Вызвал начальник училища, спросил:
- Ну, что, женился?
- Так точно, товарищ генерал, - не скрывая радости, ответил новобрачный. -Жена у меня чудесная, старая любовь.
- Это хорошо. Поздравляю. А жить где собираетесь? Я помочь вам не смогу - квартир нет.
- Может, частную найду...
Поиски, однако, ни к чему не привели, хорошо хоть потом генерал смилостивился. Одну из аудиторий в учебном корпусе разделили легкой перегородкой: в одной половине жили три лейтенанта - холостяка, в другой проводили свой медовый месяц молодожены, причем лейтенанты ходили к себе через их обитель. Впрочем, на неудобства не жаловались: с милым, говорят, и в шалаше рай.
Оптимизм помог Цыганку выстоять и в суровое военное лихолетье. Но об этом расскажем подробнее.
...После вчерашнего посещения ресторана (с друзьями отмечал новое назначение) голова тяжелая, неприподъемная. Вставать нет сил. А тут грохот какой-то доносится с улицы. Зенитки стреляют, что ли? В воскресенье учения проводить задумали. “Ну, а мне-то что до этого? Мне в Белую Церковь надо. Билет в кармане”.
- Вставай! Война! - донеслось до него откуда-то из небытия.
Вскочил на ноги, быстро оделся - и в училище. Приказано: всем на казарменное положение. Только на следующий день смог уехать к новому месту службы. Но там своей части уже не застал, с трудом нашел ее в пяти десятках километров от Белой Церкви.
Потом были кровопролитные бои на дальних и ближних подступах к Киеву, неимоверно тяжкие, затянутые пороховой гарью и облаками ядовито-желтой пыли дни отступления. Под натиском противника 31 стрелковый корпус и в его составе 105 отдельный батальон связи отходил все дальше и дальше на восток. Машина со связистами, в которой старшим был лейтенант Цыганок, застряла в болотистой низине. Забарахлил мотор. Пока возились, батальон ушел далеко вперед. Догнали только в Пирятине. На окраине города встретился командир батальона капитан Мироненко. Цыганок бегом - к нему:
- Какие будут распоряжения?
- Поставь машину в сторону, и жди, - приказал комбат. И растворился в толпе военных, направлявшихся к переправе.
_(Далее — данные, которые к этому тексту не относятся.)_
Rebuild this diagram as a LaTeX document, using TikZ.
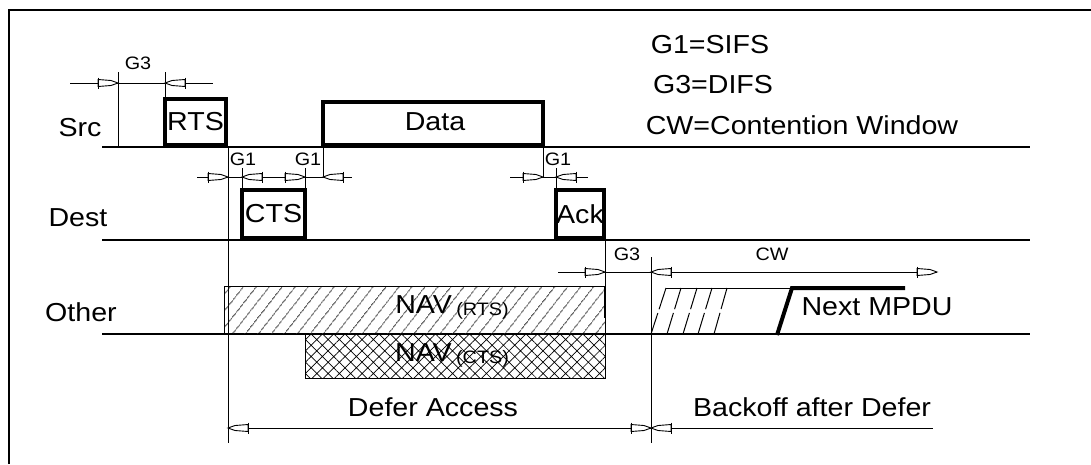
\documentclass[tikz,border=0pt]{standalone}
\usepackage{fontspec}
\setmainfont{Liberation Sans}[FakeStretch=1.1]
\usetikzlibrary{patterns.meta}
\tikzset{
  big/.style={font=\fontsize{26}{29}\selectfont, inner sep=0pt},
  small/.style={font=\fontsize{18}{20}\selectfont, inner sep=0pt},
  framebox/.style={draw, line width=4pt, inner sep=0pt, big},
  baseln/.style={line width=1.5pt},
  thinln/.style={line width=1pt},
  pics/tipR/.style={code={
    \draw[line width=0.9pt, fill=white] (0,0) -- (-7,-2.5) -- (-20,-3.5) -- (-20,3.5) -- (-7,2.5) -- cycle;
    \draw[line width=0.9pt] (-20,-5.5) -- (-20,5.5);}},
  pics/tipL/.style={code={
    \draw[line width=0.9pt, fill=white] (0,0) -- (7,-2.5) -- (20,-3.5) -- (20,3.5) -- (7,2.5) -- cycle;
    \draw[line width=0.9pt] (20,-5.5) -- (20,5.5);}}
}
\begin{document}
\begin{tikzpicture}[x=1pt,y=-1pt]
\useasboundingbox (0,0) rectangle (1091,464);
\draw[line width=2pt] (9,464) -- (9,10) -- (1091,10);

% legend
\node[big] (lg1) at (710,45) {G1=SIFS};
\node[big] (lg3) at (713,85) {G3=DIFS};
\node[big] (lcw) at (802,125) {CW=Contention Window};

% row labels
\node[big] (lsrc) at (80,128) {Src};
\node[big] (ldest) at (78,218) {Dest};
\node[big] (loth) at (81,312) {Other};

% baselines
\coordinate (s0) at (102,147); \coordinate (s1) at (1030,147);
\coordinate (d0) at (102,240); \coordinate (d1) at (1030,240);
\coordinate (o0) at (102,334); \coordinate (o1) at (1030,334);
\draw[baseln] (s0) -- (s1);
\draw[baseln] (d0) -- (d1);
\draw[baseln] (o0) -- (o1);

% NAV boxes
\node[draw, thinln, inner sep=0pt, anchor=north west, minimum width=381, minimum height=48,
      pattern={Lines[angle=52, distance=10.5pt, line width=0.7pt]}] (navr) at (224,286) {};
\node[draw, thinln, inner sep=0pt, anchor=north west, minimum width=300, minimum height=44,
      pattern={Hatch[angle=45, distance=8pt, line width=0.7pt]}] (navc) at (305,334) {};
\draw[line width=2pt] (605,286) -- (605,318);
\node[big] (navrt) at (452,307) {NAV\,\raisebox{-2pt}{\fontsize{18}{20}\selectfont(RTS)}};
\node[big] (navct) at (452,355) {NAV\,\raisebox{-2pt}{\fontsize{18}{20}\selectfont(CTS)}};

% frames
\node[framebox, anchor=south west, minimum width=61, minimum height=46] (rts) at (163,147) {RTS};
\node[framebox, anchor=south west, minimum width=220, minimum height=43] (data) at (321,147) {};
\node[big] (datat) at (435,122) {Data};
\node[framebox, anchor=south west, minimum width=63, minimum height=48] (cts) at (240,240) {CTS};
\node[framebox, anchor=south west, minimum width=48, minimum height=48] (ack) at (554,240) {Ack};

% vertical ticks
\draw[thinln] (118,72) -- (118,147);
\draw[thinln] (165,72) -- (165,99);
\draw[thinln] (228,147) -- (228,443);
\draw[thinln] (242,168) -- (242,190);
\draw[thinln] (305,168) -- (305,190);
\draw[thinln] (323,147) -- (323,177);
\draw[thinln] (543,147) -- (543,177);
\draw[thinln] (556,168) -- (556,190);
\draw[thinln] (605,240) -- (605,286);
\draw[thinln] (651,257) -- (651,443);

% G3 top
\coordinate (g3a) at (70,83); \coordinate (g3b) at (213,83);
\draw[thinln] (g3a) -- (g3b);
\pic at (118,83) {tipR};
\pic at (165,83) {tipL};
\node[small] (g3t) at (138,63) {G3};

% G1 row
\coordinate (g1a) at (197,177); \coordinate (g1b) at (352,177);
\draw[thinln] (g1a) -- (g1b);
\pic at (228,177) {tipR};
\pic at (242,177) {tipL};
\pic at (305,177) {tipR};
\pic at (323,177) {tipL};
\node[small] (g1t1) at (243,159) {G1};
\node[small] (g1t2) at (308,159) {G1};

\coordinate (g1c) at (510,177); \coordinate (g1d) at (588,177);
\draw[thinln] (g1c) -- (g1d);
\pic at (543,177) {tipR};
\pic at (556,177) {tipL};
\node[small] (g1t3) at (558,159) {G1};

% G3 / CW row
\coordinate (cwa) at (558,272); \coordinate (cwb) at (937,272);
\draw[thinln] (cwa) -- (cwb);
\pic at (605,272) {tipR};
\pic at (651,272) {tipL};
\pic at (937,272) {tipR};
\node[small] (g3t2) at (627,254) {G3};
\node[small] (cwt) at (772,254) {CW};

% backoff slashes
\draw[thinln] (666,288) -- (792,288);
\foreach \a/\b in {651/666, 667/681, 683/697, 698/712, 714/727}
  \draw[thinln, dash pattern=on 22pt off 4pt on 30pt] (\a,334) -- (\b,288);
\draw[line width=4pt] (777,335) -- (792,288) -- (905,288);
\node[big] (mpdu) at (877,307) {Next MPDU};

% bottom dims
\coordinate (da) at (228,428); \coordinate (db) at (933,428);
\draw[thinln] (da) -- (db);
\pic at (228,428) {tipL};
\pic at (651,428) {tipR};
\pic at (651,428) {tipL};
\node[big] (defer) at (433,407) {Defer Access};
\node[big] (backoff) at (812,407) {Backoff after Defer};
\end{tikzpicture}
\end{document}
Улица, ведущая к реке, была запружена до предела. Грузовики с прицепленными к ним сорокопятками, крытые темно-зеленые штабные машины, походные кухни, подводы, груженые мешками, ящиками, чумазые от грязи легковушки... И люди, люди...Военные и гражданские, солдаты с неуклюже торчащими из-за спины винтовками и старики, женщины с узлами домашнего скарба на плечах. Черные от пота гимнастерки и такие же черные от пыли и усталости каменные лица людей. И все это шумело, грохотало, катилось, двигалось по всей площади улицы, направляясь к мосту, переброшенному через неглубокую реку по имени Удай.
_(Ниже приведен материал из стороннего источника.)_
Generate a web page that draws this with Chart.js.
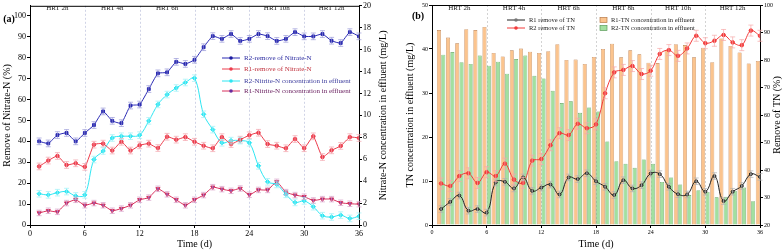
<!DOCTYPE html>
<html>
<head>
<meta charset="utf-8">
<script src="https://cdn.jsdelivr.net/npm/chart.js@4.4.1/dist/chart.umd.min.js"></script>
<style>
html, body { margin: 0; padding: 0; background: #fff; }
#wrap { position: relative; width: 782px; height: 250px; }
#ca { position: absolute; left: 0; top: 0; }
#cb { position: absolute; left: 391px; top: 0; }
</style>
</head>
<body>
<div id="wrap">
  <canvas id="ca" width="391" height="250"></canvas>
  <canvas id="cb" width="391" height="250"></canvas>
</div>
<script>
// days of operation
var days = [1, 2, 3, 4, 5, 6, 7, 8, 9, 10, 11, 12, 13, 14, 15, 16, 17, 18,
            19, 20, 21, 22, 23, 24, 25, 26, 27, 28, 29, 30, 31, 32, 33, 34, 35, 36];
var xTicks = [0, 6, 12, 18, 24, 30, 36];
var sectionEdges = [6, 12, 18, 24, 30];
var hrtLabelsA = ['HRT 2h', 'HRT 4h', 'HRT 6h', 'HTR 8h', 'HRT 10h', 'HRT 12h'];
var hrtLabelsB = ['HRT 2h', 'HRT 4h', 'HRT 6h', 'HRT 8h', 'HRT 10h', 'HRT 12h'];

// panel (a): removal (%) and nitrite (mg/L)
var r2RemoveNitrate = [40, 39, 43, 44, 40, 44, 47.8, 54.3, 49.8, 48.7, 57.1, 57.6, 65, 72.5, 73, 78, 77, 79,
                       85, 90.3, 89, 91.3, 88, 89, 91.3, 90.3, 88, 89, 92.2, 90.2, 90.2, 91.3, 88.1, 87, 92.2, 90.2];
var r1RemoveNitrate = [28, 30.8, 33, 28.7, 29.5, 27.8, 38.4, 38.9, 35.6, 39.8, 35.6, 38.1, 38.9, 36.8, 42.2, 40.8, 42, 39.8,
                       37.9, 36.7, 42, 38.7, 40.8, 42.9, 44.1, 38.7, 37.9, 36.7, 41.1, 36.7, 42.4, 32.5, 35.7, 37.8, 42, 41.6];
var r2Nitrite = [2.85, 2.75, 2.95, 3.05, 2.65, 2.75, 5.97, 6.75, 7.94, 8.1, 8.1, 8.2, 9.5, 11, 11.9, 12.5, 13, 13.4,
                 10.1, 8.7, 7.5, 7.7, 7.7, 7.5, 5.4, 3.94, 3.7, 2.8, 2.06, 2.2, 1.67, 0.85, 0.73, 0.9, 0.6, 0.8];
var r1Nitrite = [1.1, 1.3, 1.2, 2.0, 2.3, 1.8, 2.0, 1.8, 1.3, 1.5, 1.8, 2.3, 2.5, 3.3, 2.8, 2.3, 1.8, 2.3,
                 2.73, 3.45, 3.27, 3.12, 3.33, 2.76, 3.2, 3.2, 3.94, 3.0, 2.73, 2.58, 2.24, 2.36, 2.36, 2.03, 1.94, 1.9];

// panel (b): TN in effluent (mg/L) and TN removal (%)
var r1TN = [44.3, 42.6, 41.3, 44.5, 44.3, 45.0, 39.1, 38.3, 39.7, 40.1, 39.4, 39.1, 39.5, 41.1, 37.5, 37.6, 36.6, 38.2,
            40.0, 41.2, 38.1, 39.7, 38.8, 36.9, 36.8, 39.7, 41.1, 40.9, 38.1, 40.3, 37.0, 42.4, 40.7, 39.2, 36.7, 37.3];
var r2TN = [38.7, 39.3, 37.0, 36.6, 38.5, 36.2, 37.1, 34.4, 37.7, 38.5, 33.9, 33.3, 30.5, 27.7, 28.1, 25.5, 26.7, 25.8,
            19.0, 14.5, 13.9, 13.0, 14.9, 13.9, 9.8, 10.8, 9.2, 6.8, 7.9, 7.5, 6.3, 6.4, 7.8, 8.5, 5.4, 5.0];
var r1RemoveTN = [25.8, 28.4, 30.7, 25.2, 25.8, 24.5, 35.5, 35.7, 33.3, 37.3, 32.4, 33.6, 34.7, 31.1, 37.3, 36.7, 38.8, 35.9,
                  33.9, 30.9, 36.3, 33.3, 34.5, 38.7, 38.5, 33.9, 31.2, 31.1, 35.9, 32.1, 37.8, 28.7, 32.1, 34.2, 38.5, 37.5];
var r2RemoveTN = [35.1, 34.2, 37.8, 38.8, 35.3, 39.2, 37.8, 42.3, 36.5, 35.3, 43.4, 44.0, 49.0, 53.4, 52.7, 56.8, 55.2, 56.6,
                  67.9, 75.5, 76.4, 77.8, 74.9, 76.1, 82.2, 83.6, 81.5, 84.2, 88.8, 86.1, 87.0, 89.1, 86.4, 85.4, 90.7, 88.8];

Chart.defaults.font.family = '"Liberation Serif", "Times New Roman", serif';
Chart.defaults.color = '#000';

function pts(arr) {
    return days.map(function (d, i) { return { x: d, y: arr[i] }; });
}

function fixTicks(step) {
    return function (s) { s.ticks = s.ticks.filter(function (t) { return Math.abs(t.value / step - Math.round(t.value / step)) < 1e-6; }); };
}

// section lines, error bars, legends and titles
var decor = {
    id: 'decor',
    beforeDatasetsDraw: function (chart, args, o) {
        var ctx = chart.ctx, a = chart.chartArea, x = chart.scales.x;
        ctx.save();
        ctx.strokeStyle = o.sepColor;
        ctx.lineWidth = 0.8;
        ctx.setLineDash([2, 2]);
        sectionEdges.forEach(function (d) {
            var px = Math.round(x.getPixelForValue(d)) + 0.5;
            ctx.beginPath(); ctx.moveTo(px, a.top); ctx.lineTo(px, a.bottom); ctx.stroke();
        });
        ctx.restore();
    },
    afterDatasetsDraw: function (chart) {
        var ctx = chart.ctx;
        chart.data.datasets.forEach(function (ds, i) {
            if (!ds.err) return;
            var meta = chart.getDatasetMeta(i);
            var sc = chart.scales[ds.yAxisID];
            ctx.save();
            ctx.strokeStyle = ds.errColor;
            ctx.lineWidth = 0.7;
            meta.data.forEach(function (p, j) {
                var v = ds.data[j].y;
                var t = sc.getPixelForValue(v + ds.err), b = sc.getPixelForValue(v - ds.err);
                ctx.beginPath();
                ctx.moveTo(p.x, t); ctx.lineTo(p.x, b);
                ctx.moveTo(p.x - 2.5, t); ctx.lineTo(p.x + 2.5, t);
                ctx.moveTo(p.x - 2.5, b); ctx.lineTo(p.x + 2.5, b);
                ctx.stroke();
            });
            ctx.restore();
        });
    },
    afterDraw: function (chart, args, o) {
        var ctx = chart.ctx, a = chart.chartArea, x = chart.scales.x;
        ctx.save();
        // top frame line
        ctx.strokeStyle = '#000'; ctx.lineWidth = 1;
        ctx.beginPath(); ctx.moveTo(a.left, a.top + 0.5); ctx.lineTo(a.right, a.top + 0.5); ctx.stroke();
        // HRT labels
        ctx.fillStyle = '#222';
        ctx.font = o.hrtFont;
        ctx.textAlign = 'center'; ctx.textBaseline = 'middle';
        o.hrt.forEach(function (s, i) { ctx.fillText(s, x.getPixelForValue(3 + i * 6), o.hrtY); });
        // panel label
        ctx.fillStyle = '#000';
        ctx.font = 'bold 10px "Liberation Serif"';
        ctx.fillText(o.panel[0], o.panel[1], o.panel[2]);
        // axis titles
        ctx.font = '10px "Liberation Serif"';
        ctx.fillText('Time (d)', (a.left + a.right) / 2, 244);
        var mid = (a.top + a.bottom) / 2;
        [[o.leftTitle, o.leftX], [o.rightTitle, o.rightX]].forEach(function (t) {
            ctx.save();
            ctx.translate(t[1], mid);
            ctx.rotate(-Math.PI / 2);
            ctx.fillText(t[0], 0, 0);
            ctx.restore();
        });
        // legend
        ctx.font = o.legendFont;
        ctx.textAlign = 'left';
        o.legend.forEach(function (it) {
            var ds = chart.data.datasets[it.i];
            if (it.box) {
                ctx.fillStyle = ds.backgroundColor; ctx.strokeStyle = ds.borderColor; ctx.lineWidth = 0.7;
                ctx.fillRect(it.x, it.y - 2.5, 7, 5); ctx.strokeRect(it.x, it.y - 2.5, 7, 5);
                ctx.fillStyle = it.c || '#222';
                ctx.fillText(ds.label, it.x + 11, it.y);
                return;
            }
            ctx.strokeStyle = ds.borderColor; ctx.lineWidth = 1;
            ctx.beginPath(); ctx.moveTo(it.x, it.y); ctx.lineTo(it.x + 18, it.y); ctx.stroke();
            ctx.fillStyle = ds.pointBackgroundColor || ds.borderColor;
            ctx.beginPath(); ctx.arc(it.x + 9, it.y, 1.8, 0, Math.PI * 2); ctx.fill();
            ctx.fillStyle = it.c;
            ctx.fillText(ds.label, it.x + 22, it.y);
        });
        ctx.restore();
    }
};

function axisX(size) {
    return {
        type: 'linear', min: 0, max: 36, offset: false,
        afterBuildTicks: function (s) { s.ticks = xTicks.map(function (v) { return { value: v }; }); },
        ticks: { font: { size: size }, padding: 1, maxRotation: 0 },
        grid: { drawOnChartArea: false, tickLength: 3, color: '#000', offset: false },
        border: { color: '#000', width: 1 },
        afterFit: function (s) { s.height = 25; }
    };
}

function axisY(pos, min, max, step, size, w) {
    return {
        type: 'linear', position: pos, min: min, max: max,
        afterBuildTicks: fixTicks(step),
        ticks: { stepSize: step, font: { size: size }, padding: 1 },
        grid: { drawOnChartArea: false, tickLength: 3, color: '#000' },
        border: { color: '#000', width: 1 },
        afterFit: function (s) { s.width = w; }
    };
}

// Panel (a)
var chartA = new Chart(document.getElementById('ca'), {
    type: 'line',
    data: {
        datasets: [{
            label: 'R2-remove of Nitrate-N', data: pts(r2RemoveNitrate), yAxisID: 'yL',
            borderColor: '#2a2ab4', backgroundColor: '#1c1ca0', pointBackgroundColor: '#1c1ca0',
            pointStyle: 'rect', pointRadius: 2, borderWidth: 1, tension: 0.15,
            err: 1.6, errColor: '#9a9ad8'
        }, {
            label: 'R1-remove of Nitrate-N', data: pts(r1RemoveNitrate), yAxisID: 'yL',
            borderColor: '#ec3c4c', backgroundColor: '#ec3c4c', pointBackgroundColor: '#ec3c4c',
            pointStyle: 'circle', pointRadius: 1.8, borderWidth: 1, tension: 0.15,
            err: 1.6, errColor: '#f4a4ac'
        }, {
            label: 'R2-Nitrite-N concentration in effluent', data: pts(r2Nitrite), yAxisID: 'yR',
            borderColor: '#2ee6f2', backgroundColor: '#2ee6f2', pointBackgroundColor: '#2ee6f2',
            pointStyle: 'rectRot', pointRadius: 2.2, borderWidth: 1, tension: 0.35,
            err: 0.3, errColor: '#9cf0f6'
        }, {
            label: 'R1-Nitrite-N concentration in effluent', data: pts(r1Nitrite), yAxisID: 'yR',
            borderColor: '#d8305c', backgroundColor: '#6a2a9c', pointBackgroundColor: '#6a2a9c',
            pointStyle: 'triangle', pointRotation: 180, pointRadius: 2.4, borderWidth: 1, tension: 0.15,
            err: 0.25, errColor: '#d8a0c8'
        }]
    },
    options: {
        responsive: false, animation: false,
        layout: { padding: { top: 5, right: 0, bottom: 0, left: 0 } },
        elements: { point: { borderWidth: 0 } },
        plugins: {
            legend: { display: false }, tooltip: { enabled: false },
            decor: {
                sepColor: '#c4c8e0', hrt: hrtLabelsA, hrtY: 8, hrtFont: '7px "Liberation Serif"',
                panel: ['(a)', 9, 19],
                leftTitle: 'Remove of Nitrate-N (%)', leftX: 7,
                rightTitle: 'Nitrate-N concentration in effluent (mg/L)', rightX: 383,
                legendFont: '7px "Liberation Serif"',
                legend: [
                    { i: 0, x: 222, y: 58, c: '#2a2aa0' },
                    { i: 1, x: 222, y: 69, c: '#c0303c' },
                    { i: 2, x: 222, y: 81, c: '#3a3a9c' },
                    { i: 3, x: 222, y: 91, c: '#6a2060' }
                ]
            }
        },
        scales: {
            x: axisX(8),
            yL: axisY('left', 0, 104.8, 10, 8, 30),
            yR: axisY('right', 0, 20, 2, 8, 32)
        }
    },
    plugins: [decor]
});

// Panel (b)
var chartB = new Chart(document.getElementById('cb'), {
    type: 'bar',
    data: {
        datasets: [{
            type: 'line', label: 'R1 remove of TN', data: pts(r1RemoveTN), yAxisID: 'yR', order: 0,
            borderColor: '#222', backgroundColor: '#666', pointBackgroundColor: '#777',
            pointStyle: 'circle', pointRadius: 1.5, borderWidth: 1, tension: 0.45,
            err: 1.2, errColor: '#b0b0b0'
        }, {
            type: 'line', label: 'R2 remove of TN', data: pts(r2RemoveTN), yAxisID: 'yR', order: 0,
            borderColor: '#f23a3a', backgroundColor: '#f23a3a', pointBackgroundColor: '#f23a3a',
            pointStyle: 'circle', pointRadius: 1.8, borderWidth: 1, tension: 0.35,
            err: 2, errColor: '#f6a8a8'
        }, {
            label: 'R1-TN concentration in effluent', data: pts(r1TN), yAxisID: 'yL', order: 1,
            backgroundColor: '#fbc48e', borderColor: '#b87a48', borderWidth: 0.6,
            categoryPercentage: 0.96, barPercentage: 0.92
        }, {
            label: 'R2-TN concentration in effluent', data: pts(r2TN), yAxisID: 'yL', order: 1,
            backgroundColor: '#a2e0a0', borderColor: '#5c9c5a', borderWidth: 0.6,
            categoryPercentage: 0.96, barPercentage: 0.92
        }]
    },
    options: {
        responsive: false, animation: false,
        layout: { padding: { top: 5, right: 0, bottom: 0, left: 0 } },
        elements: { point: { borderWidth: 0 } },
        plugins: {
            legend: { display: false }, tooltip: { enabled: false },
            decor: {
                sepColor: '#c8c8c8', hrt: hrtLabelsB, hrtY: 8, hrtFont: '7px "Liberation Serif"',
                panel: ['(b)', 27, 16],
                leftTitle: 'TN concentration in effluent (mg/L)', leftX: 19,
                rightTitle: 'Remove of TN (%)', rightX: 386,
                legendFont: '6.5px "Liberation Serif"',
                legend: [
                    { i: 0, x: 116, y: 20, c: '#222' },
                    { i: 1, x: 116, y: 28, c: '#222' },
                    { i: 2, x: 209, y: 20, box: true },
                    { i: 3, x: 209, y: 28, box: true }
                ]
            }
        },
        scales: {
            x: axisX(6),
            yL: axisY('left', 0, 50, 10, 6, 41),
            yR: axisY('right', 20, 100, 10, 6, 22)
        }
    },
    plugins: [decor]
});
</script>
</body>
</html>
Уже два раза над переправой на небольшой высоте с надрывным воем проносились немецкие самолеты, оставляя на реке взметнувшиеся вверх размашистые всплески воды, но несмотря на бомбежку, устремленный к реке поток людей и техники продолжал двигаться.
Прошел час, а командир батальона не возвращался. “Надо идти искать”, - решил Цыганок. В толчее возле моста к нему подбежал незнакомый майор. Фуражка сдвинута на затылок, ворот гимнастерки расстегнут, в усталых глазах злые искорки, движения резкие, решительные.
- Лейтенант, вы что здесь делаете?
- Мне комбат нужен.
- Какой еще комбат?! - закричал майор. - Ты видишь, что твориться? Сейчас же к переправе! Регулируй движение! Приказываю! - И для большей весомости слов провел рукой по кобуре пистолета.